Illustration of St. Matthew the Evangelist from the Lindisfarne Gospels. Britain, 8th century.

I haven’t always known quite what to do with the festival of the Reign of Christ at the end of each liturgical year. Over time, however, I’ve come to appreciate the opportunity it provides for us to consider the distinctive voice of the synoptic gospel assigned to the year now ending. For this last year, it has been the Gospel of Matthew. So we have been hearing the good news of the revelation of God in Jesus Christ in a recognizably Matthean mode. Matthew’s theological world draws us into a recognition of the reign of God in clear opposition to the reign of Satan; it is the only gospel to speak explicitly of the “church” as a description for the community of believers, and so it invites us to give consideration to what we think the church is and who is part of it; it insists that Jesus is the fulfillment of the law, not the abolishment of it, and in doing so it ties the ethical life of those who follow Jesus to the ethical demands of the prophets of Israel. Then there is the thorny matter of Matthew’s relationship to the rest of Judaism, as this gospel preserves the memory of a religious community divided within itself over the nature of the covenant, the revelation of the messiah, and the imperative of the present moment to acknowledge and respond to what God is doing now in human history.

These themes and tensions are always with us, and I was reminded of that fact as I read and re-read the Boston Declaration, a theological statement released last Monday at the annual meetings of the American Academy of Religion and the Society of Biblical Literature that publicly calls out American Evangelicalism for the ways that it has stoked the fires of a very real and present hell for millions of “the least of these” who suffer under the tyranny of intersecting ideologies of oppression that have interlaced racism, colonialism, and environmental degradation in ways that have created a living hell for the peoples of Puerto Rico, the Virgin Islands, and the US territories; that have privileged and prioritized profits for gun manufacturers over the lives of human beings; that have supported the violent hetero-patriarchy evident in the daily revelations of rampant sexual misconduct and abuse by men against women and girls in workplaces and in homes; that has scapegoated Jewish people, Muslim people, Black and Brown people, and Queer people for the sins of White Christian Patriarchy; for elevating the economic appetites of nations by respecting national borders more than the lives of those who cross them as immigrants or refugees from the living hells created by those very same nations.

The stark and unapologetically divisive nature of the Boston Declaration very much reminds me of the stark and unapologetically divisive nature of this scene from Matthew of the final judgment in which all the nations are gathered before God and the people are surprised once more to hear that God takes sides.
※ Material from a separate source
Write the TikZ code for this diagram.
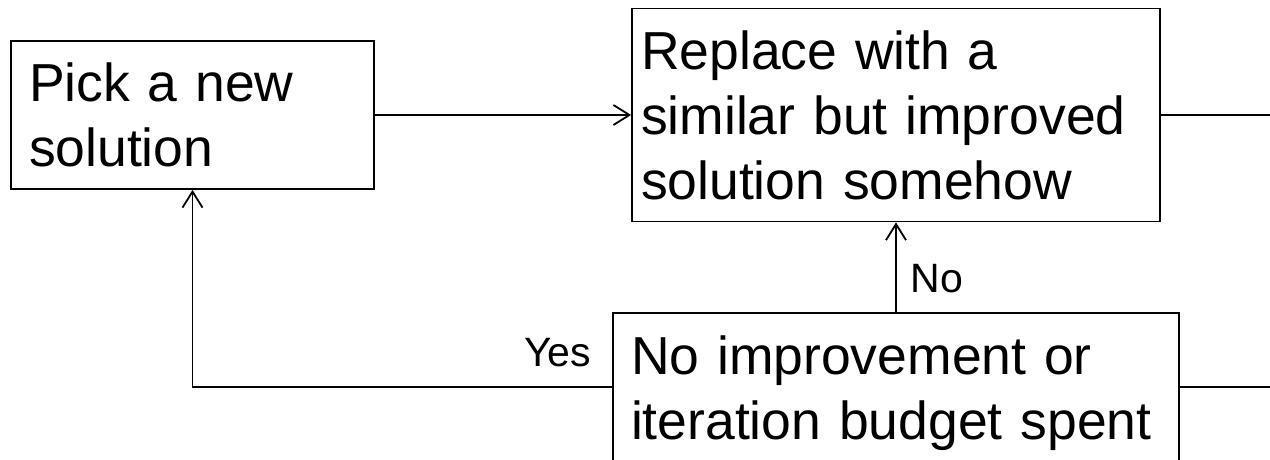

That our apathy and misconduct cannot be dismissed or justified by our claims to ethnic or national or religious exceptionalism.

Fra_Angelico_009

“The Last Judgment” by Fra Angelico, ca. 1395-1455

We all recoil from this scene, or should if we are in the least bit self-aware. The on-going presence of hunger and thirst, violence and poverty, malicious neglect of the ill and obscene incarceration of our neighbors who are, in fact, our siblings, indicts us all as complicit in the dominion of “the devil and his angels.” (Mt. 25:41) And it simply will not do to dismiss our discomfort with reminders of our Lutheran doctrine of justification by grace through faith; to let ourselves off the hook with reminders of God’s unceasing mercy, because it is God who addresses us here. It is God who speaks these words of judgment.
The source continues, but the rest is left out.